Well, if your a fuddy-duddy, what does that say about me, lol? I’m 24 and never heard of this tour either :shrug: :rolleyes:
Maybe i need to get out more
My younger brother is actually going to Warped Tour today. He said the band list wasn’t too his liking, but his friend got him tickets…so I guess that’s how the cookie crumbles. :shrug:
I know what Warped Tour is. Good bands but, I don’t know, there will definetly be drug use there so they would be exposed to that. I think, and I’m only 24 and don’t have kids yet so take my opinion for what it’s worth, but these kinds of situations depend a lot on the kid themself. Are they impressionable or do they have a good head on their shoulders? How well do you know your child’s friends? That kind of thing. Sort of an individualized decision.
If I had let her go I probably would have had a call me once an hour or I’m coming to find you policy, or somthing along those lines. And definetly no to staying out all night. Too much could happen.
Just a couple thoughts. :shrug:
Depends on who she was going with really. If they were all good kids, and your daughter is a good mature kid, I would have let her. I won’t lie, I’m 16 also. I wanted to go to projekt revolution, but I can’t get tickets. But if I could, I would have gone with my friend and her older brother. The best case for when teenagers go to concerts is to have a large group or an adult along.
I like this answer. The tickets are not expensive and if you can clear your calendar for it, you’d be able to tell exactly what it was while being around for your daughter to check in. My kids are all under 12 so I’m not quite there yet, but my cousin has two teenagers that begged for years to be able to go. She finally let them go when they were 19 and 17 years old. They had to go further so there was a driving issue too.
The tour happens every year. Maybe next year if it’s already passed?
I enjoyed the Warped Tour the one time I went but I did have to really push and shove and it got really crazy and a bunch of little 14 year olds were crying since they were getting crushed. I also ended up losing one of my shoes but I wore an old, worn out pair since that is not an uncommon thing to happen at the Warped Tour so I was prepared. As long as they are safe they probably would have been alright but your worries are not completely wrong.
The only time I went to the Warped Tour was about 8 years ago when I was 17. It is primarily punk music, but that’s what I was into at the time and most of it is upbeat and spunky, although as someone posted earlier, it does sometimes promote rebellious behavior.
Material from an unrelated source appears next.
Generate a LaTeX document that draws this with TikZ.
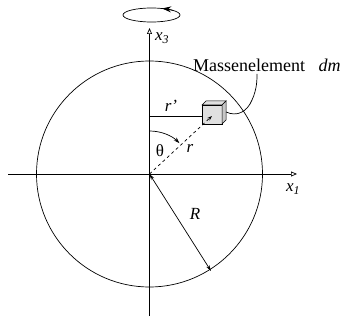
\documentclass[tikz,border=0pt]{standalone}
\usepackage{fontspec}
\setmainfont{Liberation Serif}
\usetikzlibrary{arrows.meta,calc}
\begin{document}
\begin{tikzpicture}[x=1pt,y=-1pt,
  axis/.style={line width=0.7pt,-{Triangle[open,length=6pt,width=5pt,fill=white]}},
  lbl/.style={font=\fontsize{17}{19}\selectfont, inner sep=0pt},
  face/.style={draw,line width=0.5pt,fill=black!12},
  sideface/.style={draw,line width=0.5pt,fill=black!22}]
\useasboundingbox (0,0) rectangle (342,320);
\coordinate (O) at (149.5,174);
\coordinate (L) at (8,174);
\coordinate (Rt) at (297,174);
\coordinate (B) at (149.5,316);
\coordinate (T) at (149.5,28);
\coordinate (E) at (151.5,15);
\coordinate (P) at (212,116);
\coordinate (Pax) at (149.5,116);
\coordinate (Rend) at (211,271);
\coordinate (th0) at (149.5,131);
\coordinate (cubeR) at (226,112);
\coordinate (lead) at (257,74);
% circle
\draw[line width=0.7pt] (O) circle[radius=113];
% axes
\draw[axis] (L) -- (Rt);
\draw[axis] (B) -- (T);
\node[lbl,font=\fontsize{17}{19}\selectfont\itshape] (x3) at (162,38) {x\textsubscript{3}};
\node[lbl,font=\fontsize{17}{19}\selectfont\itshape] (x1) at (293,189) {x\textsubscript{1}};
% rotation
\draw[line width=0.7pt] (E) ellipse[x radius=28.5, y radius=7];
\draw[line width=0.7pt,-{Stealth[length=9pt,width=6pt]}] ($(E)+(-40:28.5 and 7)$) arc[start angle=-40,end angle=-68,x radius=28.5,y radius=7];
% r' line
\draw[line width=0.7pt] (Pax) -- (P);
\node[lbl] (rp) at (171,106) {\itshape r\/\textquoteright};
% cube
\draw[face] (202,105) rectangle (222,124);
\draw[face] (202,105) -- (206,101) -- (226,101) -- (222,105) -- cycle;
\draw[sideface] (222,105) -- (226,101) -- (226,120) -- (222,124) -- cycle;
% r dashed
\draw[line width=0.7pt,dash pattern=on 3pt off 3pt,-{Stealth[length=5pt,width=3.5pt]}] (O) -- (P);
\node[lbl] (rl) at (190,148) {\itshape r};
% theta
\draw[line width=0.7pt,-{Stealth[length=6pt,width=4pt]}] (th0) arc[start angle=-90,end angle=-46,radius=43];
\node[lbl] (th) at (160,151) {θ};
% R
\draw[line width=0.7pt,{Stealth[length=6pt,width=3.5pt]}-{Stealth[length=6pt,width=3.5pt]}] (O) -- (Rend);
\node[lbl] (Rl) at (195,214) {\itshape R};
% leader
\draw[line width=0.7pt] (cubeR) .. controls (237,117) and (247,112) .. (252,100) .. controls (257,89) and (257,80) .. (lead);
\node[lbl,font=\fontsize{18}{20}\selectfont,anchor=base west] (me) at (193,72) {Massenelement\hspace{0.75em}\itshape dm};
\end{tikzpicture}
\end{document}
The one I went to was fairly tame, but I agree, if you felt compelled to let her go, I would have definitely had my husband attend w/ me to supervise.
Maybe if you went w/ her to this concert, or another like it if/when the occasion presents itself, but under the condition that she goes w/ you to a Christian concert to balance things out.
My prayers are w/ you as you discern the situation and the teenage years to come.